Cash-only marketers: You should be 85% sold on 2022-crop. You should also be 30% forward-priced on expected 2023-crop production for harvest delivery next year.

 

Cotton

Price action: December cotton fell 89 points to 77.40 cents, the lowest settlement for a nearby contract since December 2020, based on continuation charts.

Fundamental analysis: Cotton futures extended Wednesday’s sharp sell-off as concerns over global demand overshadowed a weaker U.S. dollar and firmer crude oil prices. Slumping U.S. stocks, which conveyed ongoing worries over recession potential, also weighed on cotton, as did soft export demand.
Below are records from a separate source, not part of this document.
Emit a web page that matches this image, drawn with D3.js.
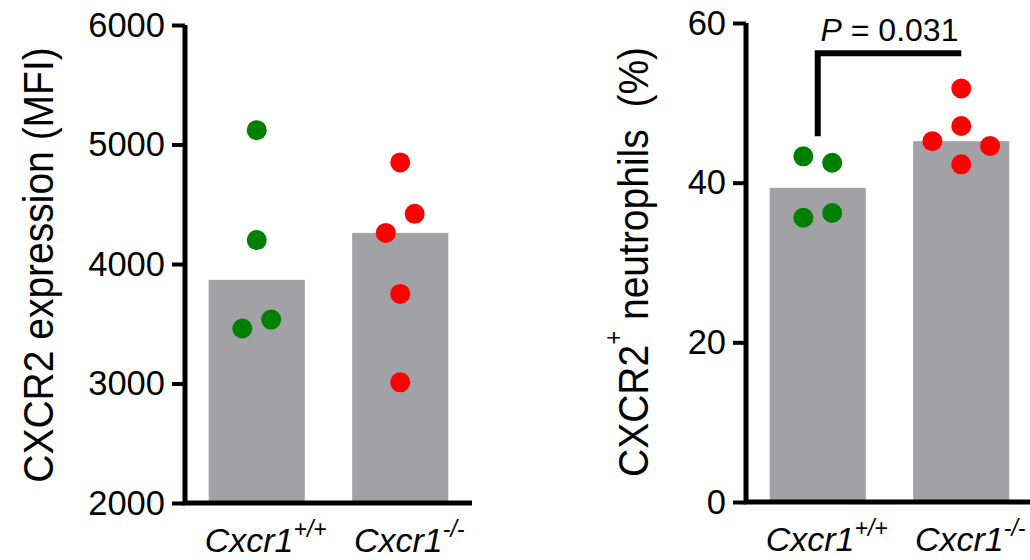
<!DOCTYPE html>
<html>
<head>
<meta charset="utf-8">
<script src="https://cdn.jsdelivr.net/npm/d3@7"></script>
<style>
  body { margin: 0; background: white; }
  svg { font-family: "Liberation Sans", Arial, sans-serif; }
</style>
</head>
<body>
<div id="chart"></div>
<script>
// genotype groups
const groups = ["wt", "ko"];
const groupNames = ["Cxcr1", "Cxcr1"];
const groupSups = ["+/+", "-/-"];

// left panel: CXCR2 expression (MFI), one value per mouse
const mfiWT = [5120, 4200, 3460, 3535];
const mfiKO = [4850, 4420, 4260, 3750, 3010];
const mfiWTLane = [0, 0, -1, 1];     // scatter column of each dot
const mfiKOLane = [0, 1, -1, 0, 0];
const mfiTicks = [2000, 3000, 4000, 5000, 6000];

// right panel: CXCR2+ neutrophils (%)
const pctWT = [43.3, 42.5, 35.6, 36.2];
const pctKO = [51.8, 47.1, 45.2, 44.6, 42.3];
const pctWTLane = [-1, 1, -1, 1];
const pctKOLane = [0, 0, -2, 2, 0];
const pctTicks = [0, 20, 40, 60];

// significance bracket
const pValue = "0.031";
const bracketTop = 56.2, bracketLeftFoot = 45.8;

const width = 1030, height = 560;
const barColor = "#a2a1a6";
const dotColors = ["#008000", "#ff0000"];

const svg = d3.select("#chart")
    .append("svg")
    .attr("width", width)
    .attr("height", height);

function panel(opts) {
    const g = svg.append("g");

    const x = d3.scaleBand()
        .domain(groups)
        .range(opts.xRange)
        .paddingInner(0.33)
        .paddingOuter(0.165);

    const y = d3.scaleLinear()
        .domain(d3.extent(opts.ticks))
        .range(opts.yRange);

    const sets = [opts.wt, opts.ko];
    const lanes = [opts.wtLane, opts.koLane];
    const laneW = x.bandwidth() * 0.15;

    // bars = median of each group
    g.selectAll("rect.bar")
        .data(groups)
        .join("rect")
        .attr("class", "bar")
        .attr("x", d => x(d))
        .attr("width", x.bandwidth())
        .attr("y", (d, i) => y(d3.median(sets[i])))
        .attr("height", (d, i) => y(y.domain()[0]) - y(d3.median(sets[i])))
        .attr("fill", barColor);

    // dots
    groups.forEach((grp, gi) => {
        const cx = x(grp) + x.bandwidth() / 2;
        g.selectAll("circle.g" + gi)
            .data(sets[gi])
            .join("circle")
            .attr("class", "g" + gi)
            .attr("cx", (d, i) => cx + lanes[gi][i] * laneW)
            .attr("cy", d => y(d))
            .attr("r", 10)
            .attr("fill", dotColors[gi]);
    });

    // y axis ticks + labels
    const yAxis = g.append("g")
        .attr("transform", `translate(${opts.xRange[0]},0)`)
        .call(d3.axisLeft(y)
            .tickValues(opts.ticks)
            .tickFormat(d3.format("d"))
            .tickSize(13).tickPadding(7).tickSizeOuter(0));
    yAxis.select(".domain").remove();
    yAxis.selectAll(".tick line").attr("stroke", "#000").attr("stroke-width", 4);
    yAxis.selectAll(".tick text")
        .attr("fill", "#000")
        .style("font-size", "34.5px")
        .style("font-family", "'Liberation Sans', Arial, sans-serif");

    // axis lines
    const x0 = opts.xRange[0];
    g.append("path")
        .attr("d", `M${x0},${y(y.domain()[1])}V${y(y.domain()[0])}H${opts.xRange[1]}`)
        .attr("fill", "none")
        .attr("stroke", "#000")
        .attr("stroke-width", 5)
        .attr("stroke-linejoin", "miter");

    // x labels
    const lab = g.selectAll("text.xlab")
        .data(groups)
        .join("text")
        .attr("class", "xlab")
        .attr("x", d => x(d) + x.bandwidth() / 2 + 9)
        .attr("y", y(y.domain()[0]) + 49)
        .attr("text-anchor", "middle")
        .style("font-size", "34px")
        .style("font-style", "italic");
    lab.append("tspan").text((d, i) => groupNames[i]);
    lab.append("tspan")
        .attr("dy", -15)
        .style("font-size", "23px")
        .text((d, i) => groupSups[i]);

    // y title
    const t = g.append("text")
        .attr("transform", `translate(${opts.titleX},${opts.titleY}) scale(1.1,1) rotate(-90)`)
        .attr("text-anchor", "middle")
        .attr("xml:space", "preserve")
        .style("font-size", opts.titleSize);
    opts.title(t);

    return {x, y, g};
}

panel({
    xRange: [185, 472], yRange: [503, 25],
    ticks: mfiTicks, wt: mfiWT, ko: mfiKO, wtLane: mfiWTLane, koLane: mfiKOLane,
    titleX: 53, titleY: 265, titleSize: "39px",
    title: t => t.text("CXCR2 expression (MFI)")
});

const right = panel({
    xRange: [746, 1033], yRange: [502, 23],
    ticks: pctTicks, wt: pctWT, ko: pctKO, wtLane: pctWTLane, koLane: pctKOLane,
    titleX: 648, titleY: 262, titleSize: "39px",
    title: t => {
        t.append("tspan").text("CXCR2");
        t.append("tspan").attr("dy", -24).style("font-size", "24px").text("+");
        t.append("tspan").attr("dy", 24).text(" neutrophils  (%)");
    }
});

// bracket with P value
const bx1 = right.x("wt") + right.x.bandwidth() / 2;
const bx2 = right.x("ko") + right.x.bandwidth() / 2;
right.g.append("path")
    .attr("d", `M${bx1},${right.y(bracketLeftFoot)}V${right.y(bracketTop)}H${bx2}`)
    .attr("fill", "none")
    .attr("stroke", "#000")
    .attr("stroke-width", 6)
    .attr("stroke-linejoin", "miter");

const pt = right.g.append("text")
    .attr("x", (bx1 + bx2) / 2)
    .attr("y", right.y(bracketTop) - 12)
    .attr("text-anchor", "middle")
    .attr("xml:space", "preserve")
    .style("font-size", "32px");
pt.append("tspan").style("font-style", "italic").text("P");
pt.append("tspan").text(" = " + pValue);
</script>
</body>
</html>
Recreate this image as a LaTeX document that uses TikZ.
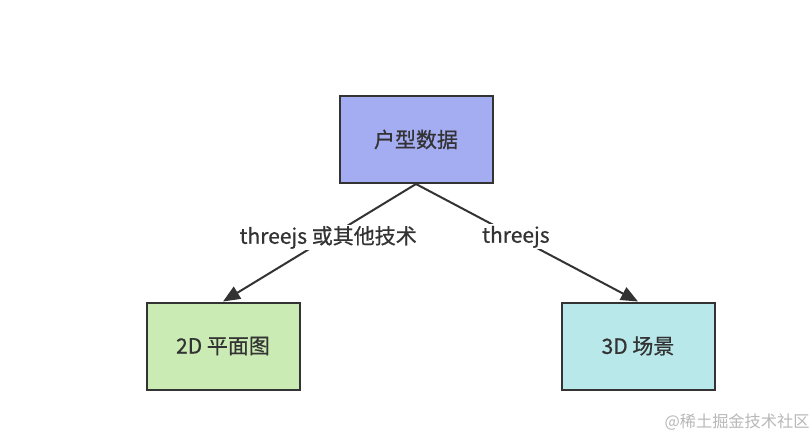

USDA today reported net weekly U.S. cotton net sales of 84,500 running bales (RB) for 2022-23, down from 144,800 RB the previous week. Top buyers included Pakistan (27,600 RB), Egypt (22,000 RB) and China (10,100 RB). Net sales of 4,400 RB for 2023-24 were reported for Portugal (2,200 RB) and Pakistan (2,200 RB). Exports of 165,700 RB were primarily to China (71,700 RB), Pakistan (24,800 RB) and Turkey (19,200 RB).

Technical analysis: Cotton bears have the strong overall near-term technical advantage, with prices in a two-month-old downtrend on the daily bar chart. Market bulls are likely to remain sidelined in coming days as there appear to be chart clues to suggest a market bottom is close at hand. The next upside price objective for the cotton bulls is to produce a close in December futures above technical resistance at 85.00 cents. The next downside price objective for the cotton bears is to close prices below solid technical support at 75.00 cents. First resistance is seen at 80.00 cents and then at 81.00 cents. First support is seen at 77.00 cents and then at 76.00 cents.

What to do: Wait on an extended corrective rebound to get current with advised 2022-crop sales.

Hedgers: You should be 70% forward-priced for harvest delivery on expected 2022-crop production.

Cash-only marketers: You should be 70% forward-priced for harvest delivery on expected 2022-crop production.